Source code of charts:
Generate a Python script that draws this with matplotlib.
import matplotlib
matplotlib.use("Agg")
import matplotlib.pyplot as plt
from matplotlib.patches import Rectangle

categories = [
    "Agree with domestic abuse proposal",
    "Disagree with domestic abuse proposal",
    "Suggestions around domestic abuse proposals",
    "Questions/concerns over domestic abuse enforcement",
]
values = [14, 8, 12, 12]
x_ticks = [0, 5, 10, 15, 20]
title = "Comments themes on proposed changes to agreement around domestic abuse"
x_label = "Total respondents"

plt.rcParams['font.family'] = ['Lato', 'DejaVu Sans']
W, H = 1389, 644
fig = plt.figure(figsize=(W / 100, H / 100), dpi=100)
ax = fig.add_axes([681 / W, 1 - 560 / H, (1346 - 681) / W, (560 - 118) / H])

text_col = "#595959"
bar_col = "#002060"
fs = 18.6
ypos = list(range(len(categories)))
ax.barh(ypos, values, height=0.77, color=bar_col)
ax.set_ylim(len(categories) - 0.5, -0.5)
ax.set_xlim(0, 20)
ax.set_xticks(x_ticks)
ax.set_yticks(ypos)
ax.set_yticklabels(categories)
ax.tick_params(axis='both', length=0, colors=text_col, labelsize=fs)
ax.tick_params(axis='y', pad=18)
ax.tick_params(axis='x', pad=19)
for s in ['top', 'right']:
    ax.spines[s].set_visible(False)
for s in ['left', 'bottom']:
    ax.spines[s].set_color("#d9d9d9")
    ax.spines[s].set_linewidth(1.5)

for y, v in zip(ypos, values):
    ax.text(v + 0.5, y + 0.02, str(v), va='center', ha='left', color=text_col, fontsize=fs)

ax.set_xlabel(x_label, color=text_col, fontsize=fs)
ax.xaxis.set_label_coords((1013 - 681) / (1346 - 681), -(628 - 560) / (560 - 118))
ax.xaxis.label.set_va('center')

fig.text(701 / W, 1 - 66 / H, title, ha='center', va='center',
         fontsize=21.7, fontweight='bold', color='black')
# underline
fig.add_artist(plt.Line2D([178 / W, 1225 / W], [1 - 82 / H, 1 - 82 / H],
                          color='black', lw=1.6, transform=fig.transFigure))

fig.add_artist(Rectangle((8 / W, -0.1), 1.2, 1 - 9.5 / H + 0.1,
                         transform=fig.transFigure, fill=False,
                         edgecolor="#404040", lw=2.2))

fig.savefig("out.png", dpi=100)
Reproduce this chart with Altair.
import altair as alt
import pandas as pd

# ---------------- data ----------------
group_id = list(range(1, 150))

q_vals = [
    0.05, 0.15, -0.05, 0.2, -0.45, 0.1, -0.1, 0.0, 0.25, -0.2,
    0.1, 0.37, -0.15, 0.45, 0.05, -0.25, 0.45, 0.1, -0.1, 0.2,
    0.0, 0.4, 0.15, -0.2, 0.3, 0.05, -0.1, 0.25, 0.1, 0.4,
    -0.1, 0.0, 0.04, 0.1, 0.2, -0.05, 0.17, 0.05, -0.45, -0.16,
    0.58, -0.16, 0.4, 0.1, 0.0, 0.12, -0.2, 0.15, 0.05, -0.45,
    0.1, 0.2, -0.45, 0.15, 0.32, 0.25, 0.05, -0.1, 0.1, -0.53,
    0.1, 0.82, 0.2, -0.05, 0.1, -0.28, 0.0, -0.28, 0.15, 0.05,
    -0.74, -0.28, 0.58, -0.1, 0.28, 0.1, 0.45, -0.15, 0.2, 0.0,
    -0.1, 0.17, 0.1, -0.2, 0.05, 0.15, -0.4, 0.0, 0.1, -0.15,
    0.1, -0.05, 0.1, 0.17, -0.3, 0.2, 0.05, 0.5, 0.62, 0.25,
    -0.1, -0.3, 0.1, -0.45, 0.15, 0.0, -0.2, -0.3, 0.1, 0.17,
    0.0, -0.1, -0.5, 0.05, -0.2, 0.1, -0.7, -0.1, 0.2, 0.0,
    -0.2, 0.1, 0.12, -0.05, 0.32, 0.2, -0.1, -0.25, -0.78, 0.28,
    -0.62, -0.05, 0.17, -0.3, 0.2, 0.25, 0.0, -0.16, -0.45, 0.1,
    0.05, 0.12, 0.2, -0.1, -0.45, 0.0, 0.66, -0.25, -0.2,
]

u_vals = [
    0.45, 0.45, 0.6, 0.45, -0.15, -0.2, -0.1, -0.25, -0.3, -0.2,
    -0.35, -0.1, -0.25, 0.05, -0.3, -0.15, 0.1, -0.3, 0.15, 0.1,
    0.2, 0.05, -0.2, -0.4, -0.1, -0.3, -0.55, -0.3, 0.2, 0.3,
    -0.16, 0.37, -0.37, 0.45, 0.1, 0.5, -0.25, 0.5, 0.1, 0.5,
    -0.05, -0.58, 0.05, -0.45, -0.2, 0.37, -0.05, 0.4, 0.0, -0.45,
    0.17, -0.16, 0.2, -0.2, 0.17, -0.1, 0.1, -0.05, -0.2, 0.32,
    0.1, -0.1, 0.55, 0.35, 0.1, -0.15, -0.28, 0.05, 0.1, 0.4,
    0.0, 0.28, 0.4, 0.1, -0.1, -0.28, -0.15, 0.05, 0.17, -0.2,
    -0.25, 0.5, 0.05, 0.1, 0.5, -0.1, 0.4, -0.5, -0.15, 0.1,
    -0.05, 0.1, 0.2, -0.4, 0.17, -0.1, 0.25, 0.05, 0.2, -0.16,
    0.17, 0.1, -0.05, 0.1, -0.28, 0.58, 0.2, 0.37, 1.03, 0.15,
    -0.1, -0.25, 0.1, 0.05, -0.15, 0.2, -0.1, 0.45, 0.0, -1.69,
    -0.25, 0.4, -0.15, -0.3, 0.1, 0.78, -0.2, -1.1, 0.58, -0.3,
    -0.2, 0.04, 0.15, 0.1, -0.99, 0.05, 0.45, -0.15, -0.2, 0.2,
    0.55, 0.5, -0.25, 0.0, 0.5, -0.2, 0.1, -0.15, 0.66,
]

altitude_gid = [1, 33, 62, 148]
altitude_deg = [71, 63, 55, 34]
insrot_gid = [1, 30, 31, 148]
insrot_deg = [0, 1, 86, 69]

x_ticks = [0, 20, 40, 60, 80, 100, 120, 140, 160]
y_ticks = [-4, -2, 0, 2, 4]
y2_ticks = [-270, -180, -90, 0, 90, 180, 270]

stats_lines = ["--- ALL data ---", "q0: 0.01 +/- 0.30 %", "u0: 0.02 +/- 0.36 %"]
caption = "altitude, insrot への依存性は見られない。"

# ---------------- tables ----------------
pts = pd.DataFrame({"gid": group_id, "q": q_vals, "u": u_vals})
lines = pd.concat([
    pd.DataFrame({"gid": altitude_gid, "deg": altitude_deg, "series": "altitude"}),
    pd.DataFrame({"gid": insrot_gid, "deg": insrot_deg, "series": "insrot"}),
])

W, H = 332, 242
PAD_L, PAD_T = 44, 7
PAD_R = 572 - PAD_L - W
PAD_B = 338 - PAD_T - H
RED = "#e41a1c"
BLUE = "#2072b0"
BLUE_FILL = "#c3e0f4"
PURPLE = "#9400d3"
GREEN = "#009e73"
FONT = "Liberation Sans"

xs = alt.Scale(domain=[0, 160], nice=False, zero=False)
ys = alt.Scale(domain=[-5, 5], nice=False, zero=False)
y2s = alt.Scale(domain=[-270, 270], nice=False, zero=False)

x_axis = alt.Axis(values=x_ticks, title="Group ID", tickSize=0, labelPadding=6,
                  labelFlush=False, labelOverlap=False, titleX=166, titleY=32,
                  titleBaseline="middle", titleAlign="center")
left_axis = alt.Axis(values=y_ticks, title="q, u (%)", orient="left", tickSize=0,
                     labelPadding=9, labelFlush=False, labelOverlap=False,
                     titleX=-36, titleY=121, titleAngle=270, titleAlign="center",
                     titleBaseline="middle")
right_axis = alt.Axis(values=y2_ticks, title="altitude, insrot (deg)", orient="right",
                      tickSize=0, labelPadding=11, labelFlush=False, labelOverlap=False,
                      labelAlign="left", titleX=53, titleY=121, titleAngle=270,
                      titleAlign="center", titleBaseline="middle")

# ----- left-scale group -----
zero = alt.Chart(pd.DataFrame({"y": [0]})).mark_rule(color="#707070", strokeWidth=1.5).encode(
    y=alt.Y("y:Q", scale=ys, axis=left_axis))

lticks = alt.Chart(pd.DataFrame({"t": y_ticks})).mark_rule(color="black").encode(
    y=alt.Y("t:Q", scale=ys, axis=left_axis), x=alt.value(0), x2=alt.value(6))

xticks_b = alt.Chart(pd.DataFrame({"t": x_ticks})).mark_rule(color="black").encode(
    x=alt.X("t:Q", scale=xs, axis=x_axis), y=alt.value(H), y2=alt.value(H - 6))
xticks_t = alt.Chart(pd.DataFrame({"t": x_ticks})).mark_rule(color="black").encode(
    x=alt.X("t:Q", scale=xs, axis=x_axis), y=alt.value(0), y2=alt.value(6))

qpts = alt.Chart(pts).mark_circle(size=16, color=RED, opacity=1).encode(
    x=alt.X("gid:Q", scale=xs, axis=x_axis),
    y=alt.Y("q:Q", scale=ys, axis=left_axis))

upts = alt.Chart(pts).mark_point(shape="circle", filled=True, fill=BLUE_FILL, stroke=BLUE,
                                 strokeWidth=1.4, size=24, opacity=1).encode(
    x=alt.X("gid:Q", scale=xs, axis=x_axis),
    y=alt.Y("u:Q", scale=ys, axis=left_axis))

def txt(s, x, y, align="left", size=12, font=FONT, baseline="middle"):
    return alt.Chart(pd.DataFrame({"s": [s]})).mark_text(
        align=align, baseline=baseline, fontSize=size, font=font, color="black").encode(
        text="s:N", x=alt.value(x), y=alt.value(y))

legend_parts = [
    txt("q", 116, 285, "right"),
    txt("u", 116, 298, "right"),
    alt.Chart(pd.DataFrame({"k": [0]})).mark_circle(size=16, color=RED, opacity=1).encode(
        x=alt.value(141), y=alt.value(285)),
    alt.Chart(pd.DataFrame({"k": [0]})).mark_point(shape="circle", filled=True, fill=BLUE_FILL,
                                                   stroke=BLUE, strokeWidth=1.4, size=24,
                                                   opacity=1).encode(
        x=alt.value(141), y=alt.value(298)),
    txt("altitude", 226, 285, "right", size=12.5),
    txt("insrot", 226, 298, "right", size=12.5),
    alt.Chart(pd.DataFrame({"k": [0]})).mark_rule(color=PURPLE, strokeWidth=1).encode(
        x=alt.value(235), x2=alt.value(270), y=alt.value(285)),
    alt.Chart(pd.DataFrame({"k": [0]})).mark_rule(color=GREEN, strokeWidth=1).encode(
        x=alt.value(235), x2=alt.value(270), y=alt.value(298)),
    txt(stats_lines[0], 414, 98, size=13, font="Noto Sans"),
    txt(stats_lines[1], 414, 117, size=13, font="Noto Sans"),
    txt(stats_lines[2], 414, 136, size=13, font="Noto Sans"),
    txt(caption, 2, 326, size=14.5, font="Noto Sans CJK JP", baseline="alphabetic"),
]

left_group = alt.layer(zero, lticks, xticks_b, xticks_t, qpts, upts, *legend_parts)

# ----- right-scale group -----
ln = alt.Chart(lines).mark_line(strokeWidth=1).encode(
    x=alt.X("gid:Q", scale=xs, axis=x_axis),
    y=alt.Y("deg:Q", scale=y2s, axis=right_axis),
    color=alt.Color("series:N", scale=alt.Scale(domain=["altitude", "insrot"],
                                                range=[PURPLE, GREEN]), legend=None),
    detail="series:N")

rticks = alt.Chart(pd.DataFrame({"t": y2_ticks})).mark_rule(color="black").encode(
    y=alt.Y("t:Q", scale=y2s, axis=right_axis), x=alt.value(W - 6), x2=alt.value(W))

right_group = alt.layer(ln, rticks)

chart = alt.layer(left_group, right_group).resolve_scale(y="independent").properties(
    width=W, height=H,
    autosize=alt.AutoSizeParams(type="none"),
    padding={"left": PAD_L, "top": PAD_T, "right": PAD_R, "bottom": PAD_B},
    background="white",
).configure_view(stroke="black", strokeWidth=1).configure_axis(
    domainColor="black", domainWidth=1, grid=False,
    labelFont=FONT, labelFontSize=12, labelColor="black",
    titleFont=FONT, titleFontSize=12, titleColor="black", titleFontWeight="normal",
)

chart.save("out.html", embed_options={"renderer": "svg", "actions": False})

**Objective:** Set down, exactly and alone, the run of lines from the line that has "Reproduce this chart with Altair." to the line that has "group_id = list(range(1, 150))".

**Complete output:**
Reproduce this chart with Altair.
import altair as alt
import pandas as pd

# ---------------- data ----------------
group_id = list(range(1, 150))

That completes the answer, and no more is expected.